By Amanda Cooper
LONDON (Reuters) -The dollar seesawed on Wednesday after U.S. President Joe Biden and top lawmakers made no headway in the debt ceiling crisis, although volatility was minimal ahead of inflation data that could be instrumental in determining where interest rates head.
Biden and House of Representatives Speaker Kevin McCarthy remained divided over raising the $31.4 trillion U.S. debt limit following talks on Tuesday, with just weeks to go before the United States may be forced into an unprecedented default.
The two, however, agreed to further talks and committed their aides to daily discussions. Biden, McCarthy and the three other top congressional leaders are set to meet again on Friday.
The dollar held onto most of Tuesday's gains, thanks to another sharp rise in short-dated Treasury yields and to the nervousness that prevailed over Wednesday's U.S. inflation data.

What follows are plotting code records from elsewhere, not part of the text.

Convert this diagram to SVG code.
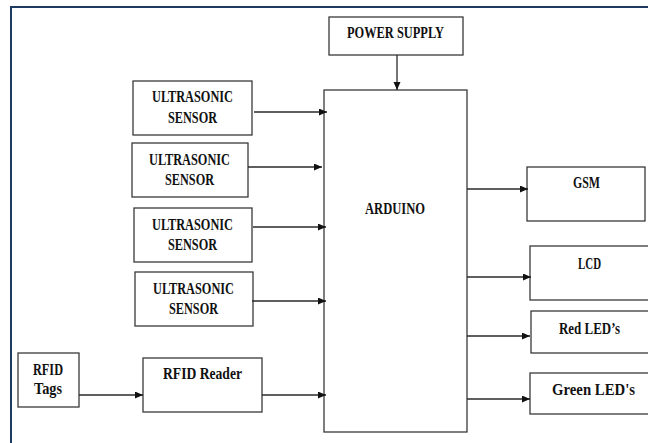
<svg xmlns="http://www.w3.org/2000/svg" width="648" height="443" viewBox="0 0 648 443">
<style>
.frame{fill:none;stroke:#1f3a60;stroke-width:2}
.box{fill:#fff;stroke:#3a3a3a;stroke-width:1.3}
.lbl{font-family:"Liberation Serif","Times New Roman",serif;font-weight:bold;font-size:16.5px;fill:#111}
.conn{stroke:#2a2a2a;stroke-width:1.3;fill:none;marker-end:url(#arr)}
</style>
<defs>
<marker id="arr" markerUnits="userSpaceOnUse" markerWidth="9" markerHeight="8" refX="8" refY="3.5" orient="auto">
<path d="M0,0 L8,3.5 L0,7 z" fill="#111"/>
</marker>
</defs>
<rect width="648" height="443" fill="#fff"/>
<path class="frame" d="M11,443 V7 H648"/>

<g id="power">
<rect class="box" x="329" y="17" width="134" height="38"/>
<text class="lbl" x="347" y="38" textLength="97" lengthAdjust="spacingAndGlyphs">POWER SUPPLY</text>
</g>
<g id="us1">
<rect class="box" x="133" y="81" width="119" height="54"/>
<text class="lbl" x="152" y="102" textLength="81" lengthAdjust="spacingAndGlyphs">ULTRASONIC</text>
<text class="lbl" x="168" y="123" textLength="49" lengthAdjust="spacingAndGlyphs">SENSOR</text>
</g>
<g id="us2">
<rect class="box" x="132" y="143" width="116" height="54"/>
<text class="lbl" x="149" y="165" textLength="81" lengthAdjust="spacingAndGlyphs">ULTRASONIC</text>
<text class="lbl" x="165" y="185" textLength="49" lengthAdjust="spacingAndGlyphs">SENSOR</text>
</g>
<g id="us3">
<rect class="box" x="134" y="208" width="118" height="54"/>
<text class="lbl" x="152" y="230" textLength="81" lengthAdjust="spacingAndGlyphs">ULTRASONIC</text>
<text class="lbl" x="168" y="250" textLength="49" lengthAdjust="spacingAndGlyphs">SENSOR</text>
</g>
<g id="us4">
<rect class="box" x="135" y="272" width="118" height="54"/>
<text class="lbl" x="153" y="294" textLength="81" lengthAdjust="spacingAndGlyphs">ULTRASONIC</text>
<text class="lbl" x="169" y="314" textLength="49" lengthAdjust="spacingAndGlyphs">SENSOR</text>
</g>
<g id="tags">
<rect class="box" x="18" y="353" width="61" height="54"/>
<text class="lbl" x="33" y="375" textLength="30" lengthAdjust="spacingAndGlyphs">RFID</text>
<text class="lbl" x="34" y="394" textLength="28" lengthAdjust="spacingAndGlyphs">Tags</text>
</g>
<g id="reader">
<rect class="box" x="143" y="358" width="119" height="54"/>
<text class="lbl" x="163" y="379" textLength="79" lengthAdjust="spacingAndGlyphs">RFID Reader</text>
</g>
<g id="arduino">
<rect class="box" x="324" y="90" width="143" height="342"/>
<text class="lbl" x="365" y="214" textLength="60" lengthAdjust="spacingAndGlyphs">ARDUINO</text>
</g>
<g id="gsm">
<rect class="box" x="527" y="167" width="118" height="54"/>
<text class="lbl" x="573" y="188" textLength="27" lengthAdjust="spacingAndGlyphs">GSM</text>
</g>
<g id="lcd">
<rect class="box" x="530" y="246" width="130" height="54"/>
<text class="lbl" x="578" y="269" textLength="23" lengthAdjust="spacingAndGlyphs">LCD</text>
</g>
<g id="red">
<rect class="box" x="531" y="311" width="130" height="42"/>
<text class="lbl" x="559" y="334" textLength="61" lengthAdjust="spacingAndGlyphs">Red LED’s</text>
</g>
<g id="green">
<rect class="box" x="530" y="373" width="130" height="41"/>
<text class="lbl" x="552" y="395" textLength="83" lengthAdjust="spacingAndGlyphs">Green LED's</text>
</g>

<g id="connectors">
<line class="conn" x1="397" y1="55" x2="397" y2="90"/>
<line class="conn" x1="254" y1="112" x2="327" y2="112"/>
<line class="conn" x1="248" y1="167" x2="322" y2="167"/>
<line class="conn" x1="253" y1="227" x2="326" y2="227"/>
<line class="conn" x1="252" y1="301" x2="326" y2="301"/>
<line class="conn" x1="79" y1="395" x2="143" y2="395"/>
<line class="conn" x1="262" y1="395" x2="326" y2="395"/>
<line class="conn" x1="467" y1="189" x2="528" y2="189"/>
<line class="conn" x1="467" y1="277" x2="531" y2="277"/>
<line class="conn" x1="467" y1="336" x2="530" y2="336"/>
<line class="conn" x1="467" y1="399" x2="530" y2="399"/>
</g>
</svg>
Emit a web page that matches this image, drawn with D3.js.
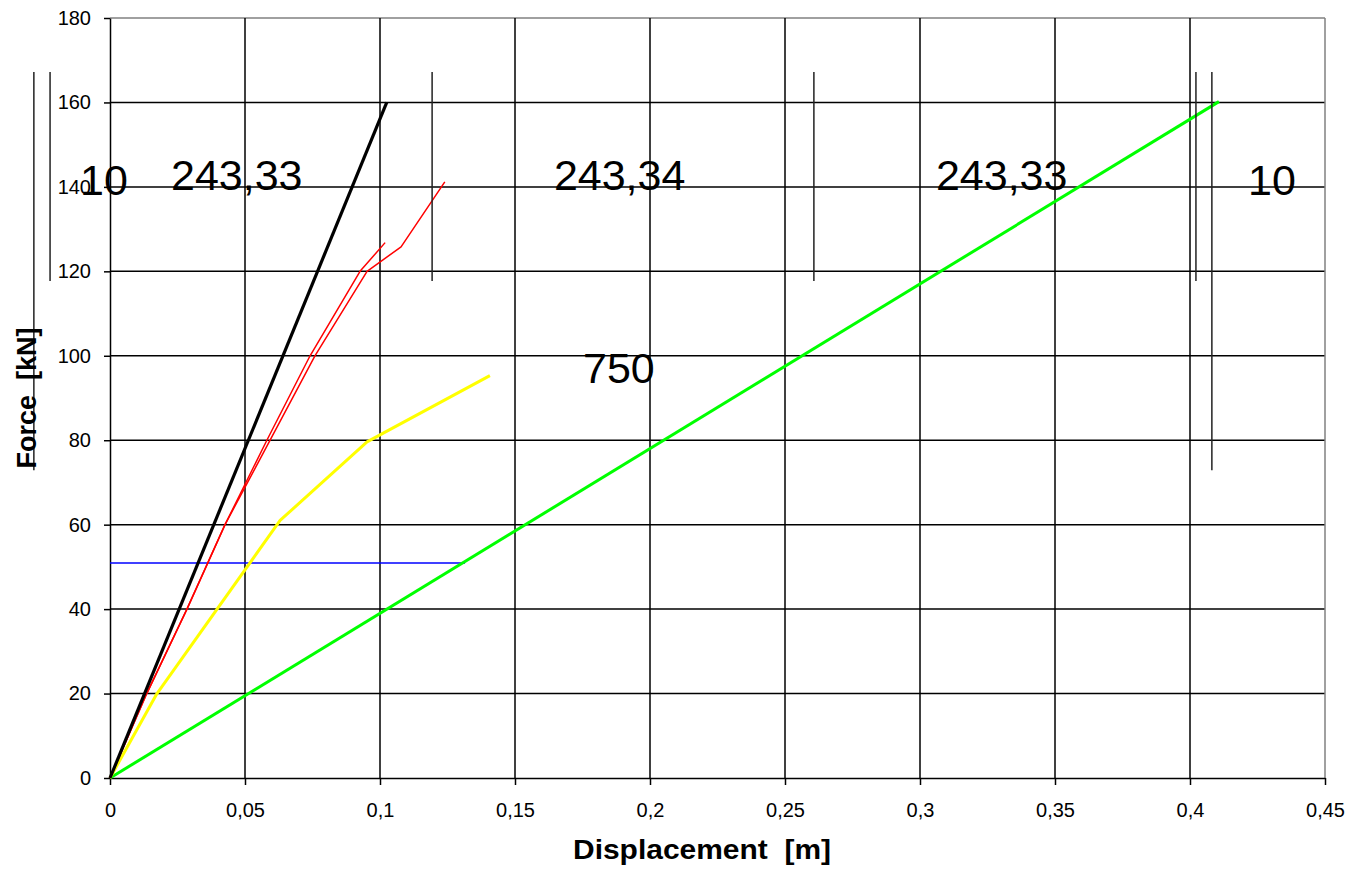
<!DOCTYPE html>
<html>
<head>
<meta charset="utf-8">
<script src="https://d3js.org/d3.v7.min.js"></script>
<style>
    body { margin: 0; background-color: white; }
    svg text { font-family: 'Liberation Sans', Arial, sans-serif; }
</style>
</head>
<body>
<svg id="chart" width="1350" height="869"></svg>
<script>
    // data (displacement m, force kN)
    var blackLine = [[0, 0], [0.1025, 160]];
    var red1 = [[0, 0], [0.0136, 20], [0.0285, 40], [0.0426, 60], [0.0581, 80], [0.0741, 100], [0.0926, 120], [0.1019, 126.8]];
    var red2 = [[0, 0], [0.0136, 20], [0.0285, 40], [0.0426, 60], [0.0593, 80], [0.0759, 100], [0.0952, 120], [0.1078, 125.8], [0.124, 141.2]];
    var yellowLine = [[0, 0], [0.0174, 20], [0.063, 61], [0.0952, 79.6], [0.1407, 95.3]];
    var greenLine = [[0, 0], [0.4107, 160.2]];
    var blueLine = [[0, 50.9], [0.1315, 50.9]];

    var xTicks = [0, 0.05, 0.1, 0.15, 0.2, 0.25, 0.3, 0.35, 0.4, 0.45];
    var yTicks = [0, 20, 40, 60, 80, 100, 120, 140, 160, 180];

    // beam sketch drawn over the chart: dimension marks and labels
    var markX = [-0.0282, -0.0222, 0.1193, 0.2607, 0.4022, 0.4081];
    var markTop = [167.2, 167.2, 167.2, 167.2, 167.2, 167.2];
    var markBottom = [72.9, 117.7, 117.7, 117.7, 117.7, 72.9];
    var labelText = ['10', '243,33', '243,34', '243,33', '10', '750'];
    var labelX = [-0.0111, 0.0226, 0.1644, 0.3059, 0.4215, 0.1752];
    var labelY = [138.1, 139.3, 139.3, 139.3, 138.1, 93.5];

    var svg = d3.select('#chart');
    var x = d3.scaleLinear().domain([0, 0.45]).range([110, 1325]);
    var y = d3.scaleLinear().domain([0, 180]).range([778, 18]);
    var fmt = function (d) { return String(d).replace('.', ','); };

    svg.append('rect').attr('width', 1350).attr('height', 869).attr('fill', 'white');

    // grid
    svg.append('g').selectAll('line')
        .data(yTicks.slice(1))
        .join('line')
        .attr('x1', x(0)).attr('x2', x(0.45))
        .attr('y1', d => y(d)).attr('y2', d => y(d))
        .attr('stroke', d => d === 180 ? '#808080' : 'black')
        .attr('stroke-width', 1.5);

    svg.append('g').selectAll('line')
        .data(xTicks.slice(1))
        .join('line')
        .attr('y1', y(0)).attr('y2', y(180))
        .attr('x1', d => x(d)).attr('x2', d => x(d))
        .attr('stroke', d => d === 0.45 ? '#808080' : 'black')
        .attr('stroke-width', 1.5);

    // axes
    var yAxis = d3.axisLeft(y).tickValues(yTicks).tickSize(6).tickSizeOuter(0).tickPadding(13).tickFormat(fmt);
    var xAxis = d3.axisBottom(x).tickValues(xTicks).tickSize(7).tickSizeOuter(0).tickPadding(18).tickFormat(fmt);

    var gy = svg.append('g').attr('transform', 'translate(' + x(0) + ',0)').call(yAxis);
    var gx = svg.append('g').attr('transform', 'translate(0,' + y(0) + ')').call(xAxis);
    [gx, gy].forEach(function (g) {
        g.attr('font-size', 20).attr('font-family', "'Liberation Sans', Arial, sans-serif");
        g.selectAll('path, line').attr('stroke', 'black').attr('stroke-width', 1.5);
        g.selectAll('text').attr('fill', 'black');
    });

    // series
    var line = d3.line().x(d => x(d[0])).y(d => y(d[1]));
    var series = [
        { data: blueLine, color: '#0000ff', width: 1.5 },
        { data: greenLine, color: '#00ff00', width: 3 },
        { data: yellowLine, color: '#ffff00', width: 3 },
        { data: red1, color: '#ff0000', width: 1.5 },
        { data: red2, color: '#ff0000', width: 1.5 },
        { data: blackLine, color: 'black', width: 3.2 }
    ];
    svg.append('g').selectAll('path')
        .data(series)
        .join('path')
        .attr('d', d => line(d.data))
        .attr('fill', 'none')
        .attr('stroke', d => d.color)
        .attr('stroke-width', d => d.width)
        .attr('stroke-linejoin', 'round');

    // beam sketch
    svg.append('g').selectAll('line')
        .data(markX)
        .join('line')
        .attr('x1', d => x(d)).attr('x2', d => x(d))
        .attr('y1', (d, i) => y(markTop[i])).attr('y2', (d, i) => y(markBottom[i]))
        .attr('stroke', '#222')
        .attr('stroke-width', 1.5);

    svg.append('g').selectAll('text')
        .data(labelText)
        .join('text')
        .attr('x', (d, i) => x(labelX[i]))
        .attr('y', (d, i) => y(labelY[i]))
        .attr('font-size', 43)
        .attr('fill', 'black')
        .text(d => d);

    // axis titles
    svg.append('text')
        .attr('x', 702).attr('y', 859)
        .attr('text-anchor', 'middle')
        .attr('font-size', 27).attr('font-weight', 'bold')
        .attr('textLength', 258).attr('lengthAdjust', 'spacingAndGlyphs')
        .style('white-space', 'pre')
        .text('Displacement  [m]');

    svg.append('text')
        .attr('transform', 'translate(36,398) rotate(-90)')
        .attr('text-anchor', 'middle')
        .attr('font-size', 27).attr('font-weight', 'bold')
        .style('white-space', 'pre')
        .text('Force  [kN]');
</script>
</body>
</html>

The euro was last flat at $1.0957, as was sterling, which held at $1.2628.
Against a basket of currencies, the U.S. dollar index steadied at 101.64.
Economists polled by Reuters expect core consumer prices in the United States to rise 5.5% on a year-on-year basis for the month of April.
A stronger-than-expected reading could prove a headache for the Federal Reserve, which just last week opened the door to a pause in its aggressive tightening cycle, having delivered 10 consecutive rate hikes since March 2022.
"If there is one piece of data that could shift market thinking it is the CPI report," MUFG head of research Derek Halpenny said.
"Certainly, if there are upside surprises in more volatile components today, the reaction may be more muted than in previous CPI overshoots. Nonetheless, there must be a risk of a
further liquidation of stale euro/dollar long positions," he said.
Speculators have built up the biggest bullish position in the euro in over two years, according to weekly data from the Commodity Futures Trading Commission.
At $23 billion, it has almost trebled in six months. But investors are already banking on the European Central Bank having more scope to raise interest rates than the Fed, which might prompt some paring back of those bullish bets.
Money markets are pricing in a roughly 80% chance that the Fed will keep rates on hold at its next meeting in June, and expect at least a couple of rate cuts to follow before the end of the year.
Rising expectations that the Fed will begin cutting rates later this year have been driven by recent stress in the banking sector following the collapse of Silicon Valley Bank in March.
"The bar is high for a Fed response to data surprises in either direction," said Vishnu Varathan, head of economics and strategy at Mizuho Bank.
"Having concluded 500 bps of rate hikes and anticipating some credit tightening from a shake-down amongst regional banks, the Fed is unlikely to tighten further on merely 'sticky' inflation, instead requiring re-acceleration of inflation."
Elsewhere, the Japanese yen was steady against the dollar at 135.25 and against the euro at 148.155, while the Australian dollar eased 0.1% to $0.6755.
Bank of Japan (BOJ) Governor Kazuo Ueda said on Wednesday the central bank will debate an exit strategy from ultra-loose monetary policy and communicate it to the public once stable, sustained achievement of its inflation target approaches.